Pandalus borealis is an important food resource, and has been widely fished since the early 1900s in Norway, and later in other countries following Johan Hjort's practical discoveries of how to locate them. In Canada, these shrimp are sold peeled, cooked and frozen in bags in supermarkets, and are consumed as appetizers.

Northern shrimp have a short life, which contributes to a variable stock on a yearly basis. However, the species is not considered overfished due to a large amount reported and a large amount harvested.

In Canada, the annual harvest limit is set to 164,000 tonnes (2008). The Canadian fishery began in the 1980s and expanded in 1990s.

In New England, Northern Shrimp were a valuable fishery stock from the late 1950s to 1978. Pandalus borealis was in high demand due to it being considered sweeter and tastier than Pacific Shrimp. Fishery production peaked in 1969 with landings at 28.3 million pounds.

In 2013, the Atlantic States Marine Fisheries Commission (which covers the Atlantic seaboard of the United States) determined that their stocks of P. borealis were too low and shut down the New England fishery. This was the first cancellation in 35 years.
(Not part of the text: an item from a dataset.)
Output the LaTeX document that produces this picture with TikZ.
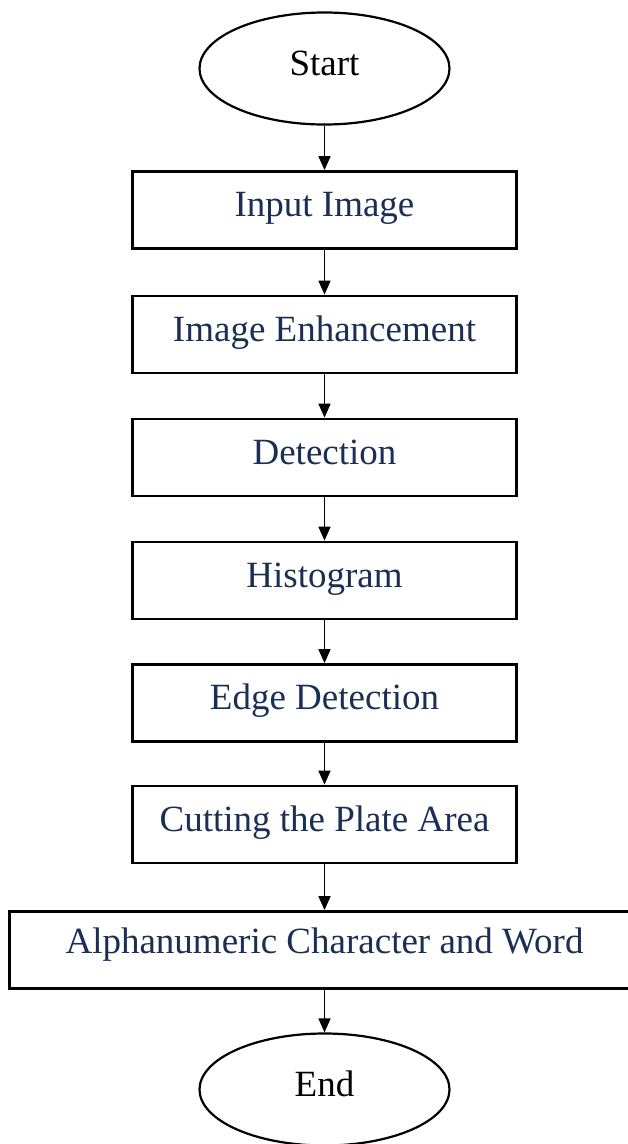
\documentclass[tikz,border=0pt]{standalone}
\usepackage{fontspec}
\setmainfont{Liberation Serif}
\usepackage{xcolor}
\definecolor{cText}{HTML}{1B2F55}
\usetikzlibrary{positioning,arrows.meta,shapes.geometric}
\tikzset{
  node-box/.style={draw=black,line width=2.8pt,minimum height=77pt,
    minimum width=384pt,inner sep=0pt,text height=25pt,text depth=12pt,
    font=\fontsize{37}{41}\selectfont,text=cText},
  node-term/.style={draw=black,line width=2.2pt,ellipse,inner sep=0pt,
    minimum width=250pt,minimum height=112pt,text height=25pt,text depth=12pt,
    font=\fontsize{37}{41}\selectfont},
  arrow/.style={-{Triangle[length=14pt,width=12pt]},line width=1.6pt},
}
\begin{document}
\begin{tikzpicture}
  \useasboundingbox (0,0) rectangle (627pt,-1144pt);
  \node[node-term] at (324.5pt,-68.5pt) (start) {Start};
  \foreach \name/\y/\txt in {input/210/Input Image, enhance/334.5/Image Enhancement,
      detect/457.5/Detection, histo/580.5/Histogram, edge/703/Edge Detection,
      cut/824.5/Cutting the Plate Area} {
    \node[node-box] at (324.5pt,-\y pt) (\name) {\txt};
  }
  \node[node-box,minimum width=630pt,text depth=18pt] at (324.5pt,-950pt) (alpha)
    {Alphanumeric Character and Word};
  \node[node-term] at (324.5pt,-1089.5pt) (end) {End};
  % connectors
  \foreach \a/\b in {start/input, input/enhance, enhance/detect, detect/histo,
      histo/edge, edge/cut, cut/alpha, alpha/end}
    \draw[arrow] (\a.south) -- (\b.north);
\end{tikzpicture}
\end{document}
The fishery has yet to recover since it collapsed and studies from 2018 report that Northern Shrimp still remain in a depleted condition. With temperatures increasing yearly, and a low spawning stock biomass (SSB), the spawning conditions for Northern Shrimp remain unfavorable. Colder temperatures and higher spawning biomass would increase the recruitment and increase the population size in the long run. However, surface temperatures are continuing to rise yearly off the coast of Maine due to climate change and impacting the region's marine fisheries.

==Uses==
Beyond human consumption, shrimp alkaline phosphatase (SAP), an enzyme used in molecular biology, is obtained from Pandalus borealis, and the species' carapace is a source of chitosan, a versatile chemical used for such different applications as treating bleeding wounds, filtering wine or improving the soil in organic farming.